>From: "petegray" "snob"
>
>Walter Skeat (old, but still sometimes right) offers:
>
>snob : a vulgar person, also a journeyman shoemaker, snap a lad,
>servant, usulaly in a ludicrous sense; Lowland Scots snab, a cobbler's
>boy - Danish dialect snopp, snupp, bashful, silly; Icelandic snapr a dolt,
>Swedish dialect sno:pp a boy, anything stumpy, cf Swed dialect sno:ppa, to
>cut off, make stumpy. See SNUB, and cf Swedish snopen, ashamed.
>
>Any takers?
>
>Peter
Well. I remember a lecture way back when, in my freshman year of college. A
comment about the Faulkner? characters surnamed 'Snopes'.

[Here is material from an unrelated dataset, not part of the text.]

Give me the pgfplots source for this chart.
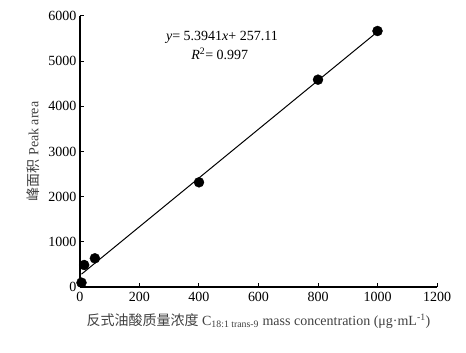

The comment was that the word-initial combination of 'sn' in English is
highly derogatory. Snake, sneer, snot, snooty, snob, snarl, sneak, etc.
About the only possibly nice one is 'snow', and even this one has negative
connotations. Snorkel is neutral, but, really, is a kind of word for 'nose'.
The words all involve an uplifting motion that makes the nose move, as with
a sneer. We might be onto the proto-World, or at least, Nostratic words for
'deprecate', 'nose', 'snort'.
Here, phonology and facial gesture merge into one. This seems to be a
Germanic commonplace. Is it true with other language groups as well?